### [STATED TASK]
Extract the lines from the start through the line that holds "var yScale = d3.scaleLinear().domain([0, 8]).range([height, 0]);", both included, omitting all images.

### [RAW DATA]

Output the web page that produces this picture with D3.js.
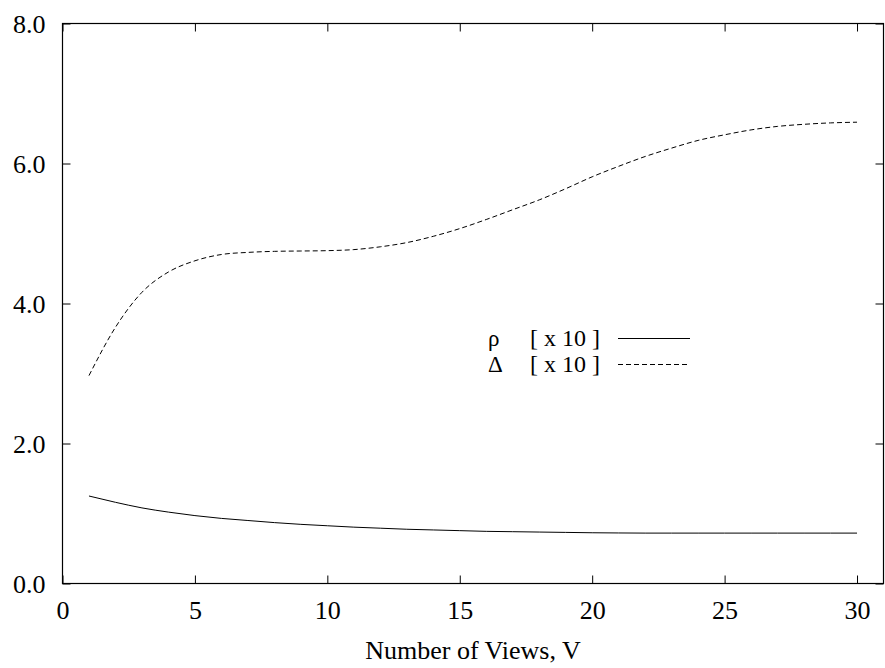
<!DOCTYPE html>
<html>
<head>
<meta charset="utf-8">
<script src="https://cdn.jsdelivr.net/npm/d3@7"></script>
<style>
  body { margin: 0; background: #fff; }
</style>
</head>
<body>
<div class="chart"></div>
<script>
// values (both series are "x 10")
var views = [1, 2, 3, 4, 5, 6, 7, 8, 9, 10, 11, 12, 13, 14, 15,
             16, 17, 18, 19, 20, 21, 22, 23, 24, 25, 26, 27, 28, 29, 30];
var rhoVals = [1.25, 1.16, 1.08, 1.02, 0.97, 0.93, 0.90, 0.87, 0.845, 0.825,
               0.805, 0.79, 0.775, 0.765, 0.755, 0.745, 0.74, 0.735, 0.73, 0.725,
               0.722, 0.72, 0.72, 0.72, 0.72, 0.72, 0.72, 0.72, 0.72, 0.72];
var deltaVals = [2.97, 3.66, 4.16, 4.45, 4.61, 4.70, 4.73, 4.745, 4.75, 4.755,
                 4.77, 4.81, 4.87, 4.96, 5.07, 5.20, 5.34, 5.48, 5.64, 5.81,
                 5.96, 6.10, 6.22, 6.33, 6.41, 6.48, 6.53, 6.56, 6.58, 6.59];
var xTicks = [0, 5, 10, 15, 20, 25, 30];
var yTicks = [0, 2, 4, 6, 8];
var legendSymbols = ["\u03C1", "\u0394"];
var legendText = "[ x 10 ]";

var serif = "'Liberation Serif', 'Times New Roman', serif";

var svgWidth = 885;
var svgHeight = 668;
var margin = { top: 23.5, right: 1.5, bottom: 84.5, left: 62.5 };
var width = svgWidth - margin.left - margin.right;
var height = svgHeight - margin.top - margin.bottom;

var svg = d3.select(".chart")
  .append("svg")
  .attr("width", svgWidth)
  .attr("height", svgHeight);

var chart = svg.append("g")
  .attr("transform", "translate(" + margin.left + "," + margin.top + ")");

var xScale = d3.scaleLinear().domain([0, 31]).range([0, width]);
var yScale = d3.scaleLinear().domain([0, 8]).range([height, 0]);

// axes, ticks pointing inward, mirrored on top / right
var bottomAxis = d3.axisBottom(xScale).tickValues(xTicks).tickSize(-8).tickFormat(d3.format("d"));
var topAxis = d3.axisTop(xScale).tickValues(xTicks).tickSize(-8).tickFormat("");
var leftAxis = d3.axisLeft(yScale).tickValues(yTicks).tickSize(-8).tickPadding(17).tickFormat(d3.format(".1f"));
var rightAxis = d3.axisRight(yScale).tickValues(yTicks).tickSize(-8).tickFormat("");

var gx = chart.append("g").attr("transform", "translate(0," + height + ")").call(bottomAxis);
chart.append("g").call(topAxis);
var gy = chart.append("g").call(leftAxis);
chart.append("g").attr("transform", "translate(" + width + ",0)").call(rightAxis);

chart.selectAll(".domain").remove();
chart.selectAll(".tick line").attr("stroke", "#000").attr("stroke-width", 1);

gx.selectAll("text")
  .attr("y", 35)
  .attr("dy", null)
  .style("font-size", "26px")
  .style("font-family", serif)
  .style("fill", "#000");
gy.selectAll("text")
  .attr("dy", "0.34em")
  .style("font-size", "26px")
  .style("font-family", serif)
  .style("fill", "#000");

// frame
chart.append("rect")
  .attr("x", 0)
  .attr("y", 0)
  .attr("width", width)
  .attr("height", height)
  .attr("fill", "none")
  .attr("stroke", "#000")
  .attr("stroke-width", 1.2);

// series
var line = d3.line()
  .x(function(d) { return xScale(d[0]); })
  .y(function(d) { return yScale(d[1]); })
  .curve(d3.curveMonotoneX);

chart.append("path")
  .datum(d3.zip(views, rhoVals))
  .attr("d", line)
  .attr("fill", "none")
  .attr("stroke", "#000")
  .attr("stroke-width", 1);

chart.append("path")
  .datum(d3.zip(views, deltaVals))
  .attr("d", line)
  .attr("fill", "none")
  .attr("stroke", "#000")
  .attr("stroke-width", 1)
  .attr("stroke-dasharray", "5,3");

// x label
svg.append("text")
  .attr("x", margin.left + width / 2)
  .attr("y", 659)
  .attr("text-anchor", "middle")
  .style("font-size", "26px")
  .style("font-family", serif)
  .text("Number of Views, V");

// legend
var legendY = [338, 364];
var leg = svg.append("g");
legendSymbols.forEach(function(s, i) {
  leg.append("text")
    .attr("x", 488)
    .attr("y", legendY[i] + 8)
    .style("font-size", "23px")
    .style("font-family", serif)
    .text(s);
  leg.append("text")
    .attr("x", 600)
    .attr("y", legendY[i] + 8)
    .attr("text-anchor", "end")
    .style("font-size", "24px")
    .style("font-family", serif)
    .text(legendText);
  leg.append("line")
    .attr("x1", 618)
    .attr("x2", 690)
    .attr("y1", legendY[i] + 0.5)
    .attr("y2", legendY[i] + 0.5)
    .attr("stroke", "#000")
    .attr("stroke-width", 1)
    .attr("stroke-dasharray", i === 1 ? "5,3" : null);
});
</script>
</body>
</html>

### [RESULT BELOW]
Output the web page that produces this picture with D3.js.
<!DOCTYPE html>
<html>
<head>
<meta charset="utf-8">
<script src="https://cdn.jsdelivr.net/npm/d3@7"></script>
<style>
  body { margin: 0; background: #fff; }
</style>
</head>
<body>
<div class="chart"></div>
<script>
// values (both series are "x 10")
var views = [1, 2, 3, 4, 5, 6, 7, 8, 9, 10, 11, 12, 13, 14, 15,
             16, 17, 18, 19, 20, 21, 22, 23, 24, 25, 26, 27, 28, 29, 30];
var rhoVals = [1.25, 1.16, 1.08, 1.02, 0.97, 0.93, 0.90, 0.87, 0.845, 0.825,
               0.805, 0.79, 0.775, 0.765, 0.755, 0.745, 0.74, 0.735, 0.73, 0.725,
               0.722, 0.72, 0.72, 0.72, 0.72, 0.72, 0.72, 0.72, 0.72, 0.72];
var deltaVals = [2.97, 3.66, 4.16, 4.45, 4.61, 4.70, 4.73, 4.745, 4.75, 4.755,
                 4.77, 4.81, 4.87, 4.96, 5.07, 5.20, 5.34, 5.48, 5.64, 5.81,
                 5.96, 6.10, 6.22, 6.33, 6.41, 6.48, 6.53, 6.56, 6.58, 6.59];
var xTicks = [0, 5, 10, 15, 20, 25, 30];
var yTicks = [0, 2, 4, 6, 8];
var legendSymbols = ["\u03C1", "\u0394"];
var legendText = "[ x 10 ]";

var serif = "'Liberation Serif', 'Times New Roman', serif";

var svgWidth = 885;
var svgHeight = 668;
var margin = { top: 23.5, right: 1.5, bottom: 84.5, left: 62.5 };
var width = svgWidth - margin.left - margin.right;
var height = svgHeight - margin.top - margin.bottom;

var svg = d3.select(".chart")
  .append("svg")
  .attr("width", svgWidth)
  .attr("height", svgHeight);

var chart = svg.append("g")
  .attr("transform", "translate(" + margin.left + "," + margin.top + ")");

var xScale = d3.scaleLinear().domain([0, 31]).range([0, width]);
var yScale = d3.scaleLinear().domain([0, 8]).range([height, 0]);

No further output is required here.